PUEBLO, Colo. - There have been four officer involved shootings in Colorado in less than a week.
Pueblo Police and SWAT shot and killed a shooting suspect Saturday night (1/4/14) after a standoff.
The initial victim was identified as 43-year old Alvino Hidalgo. Hildago was shot in the chest and escaped the scene to call police. Hidalgo was in ICU at last report.
The male suspected of shooting Hidalgo has been identified as 66-year-old Frankie Martinez. Martinez was later located at an apartment in the 1600 block of Gaylord where he was later shot by responding SWAT officers succumbing to his wounds.
In Arvada, police are investigating a suspect shot to death, unsure if an officer's gunfire killed the man.
Also in the Denver area, a man was killed after a car chase in which Thornton and Denver police opened fire.
Finally, a Fremont County resident was shot three times by a Canon City police officer and a Fremont County sheriff's deputy on New Year's Day.
Officer involved shootings are investigated a little differently. The officer or officers involved never want to be in that situation.
Pueblo Police were under a high-stress situation on Jan. 4 when they found a shooting suspect at an apartment building on Gaylord Avenue.
"Suddenly, a gun appears and the person attempts to shoot the police officer and the police officer then discharges his weapon to protect his own life," said Former Pueblo County Sheriff Dan Corsentino.

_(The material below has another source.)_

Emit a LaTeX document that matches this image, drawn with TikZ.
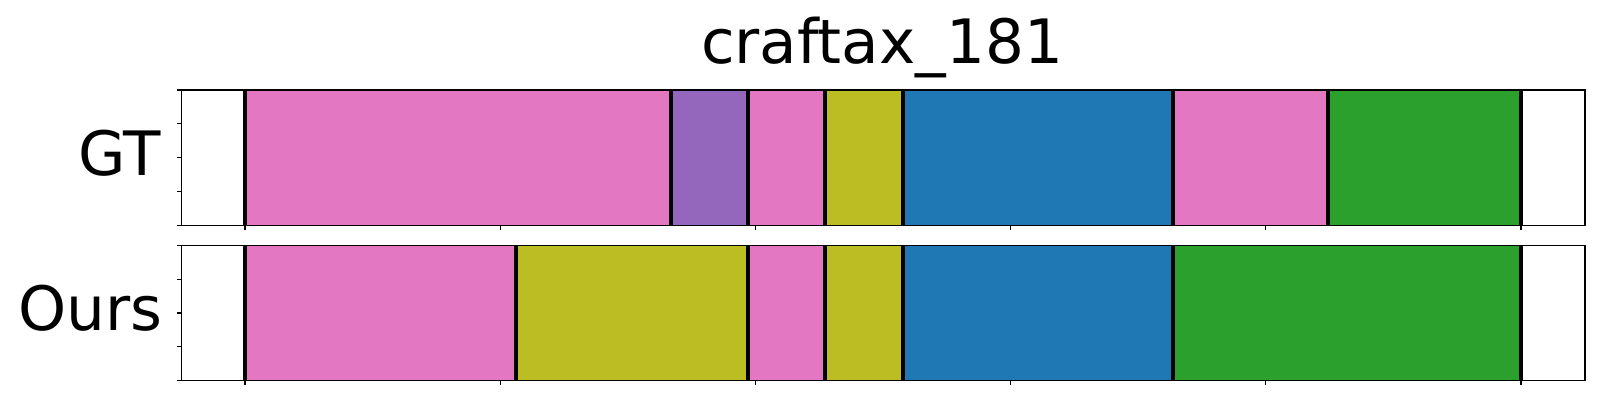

That's what Pueblo Police say happened on that Saturday night. During a standoff, police tried to negotiate with a shooting suspect, but a short time later, the suspect walked to the front door and pointed a gun at police. Officers shot and killed him.
"Most officers absolutely dread going through [that]," said Corsentino.
Corsentino is also a former Fountain Police Chief. He's now a private investigator. Corsentino has seen it all in more than two decades in law enforcement.
"It impacts them psychologically, impacts them from an emotional perspective," he said about the officers involved in a shooting.
When an officer is involved in a shooting, investigators take the weapon as evidence. The officer tells his/her story. Then, detectives or sheriff's deputies, depending on the jurisdiction, review the shooting to determine if the officer followed the law.
"In that shooting [Pueblo] it was justifiable because of the fact that the suspect raised his weapon and began to shoot or was attempting to shot at the police officers and they discharged their weapons," said Corsentino, according to what he knew at the time.
Corsentino said the District Attorney's Office in Pueblo would only get involved if there is any reason to believe the officer did something wrong.
The El Paso County Sheriff's Office said the District Attorney's Office in El Paso County does investigate an officer involved shooting in order to figure out if the shooting was justified/lawful.
The Canon City Police Department will usually ask an outside agency to investigate an officer involved shooting. That agency will report their findings to the police chief and the DA's Office.
If at any point, there is reason to believe the shooting was not justifiable, it changes from an administrative process to a criminal process.
"The officer will at that point and time be informed of their Miranda rights and the District Attorney's Office would be notified prior to that," said Corsentino.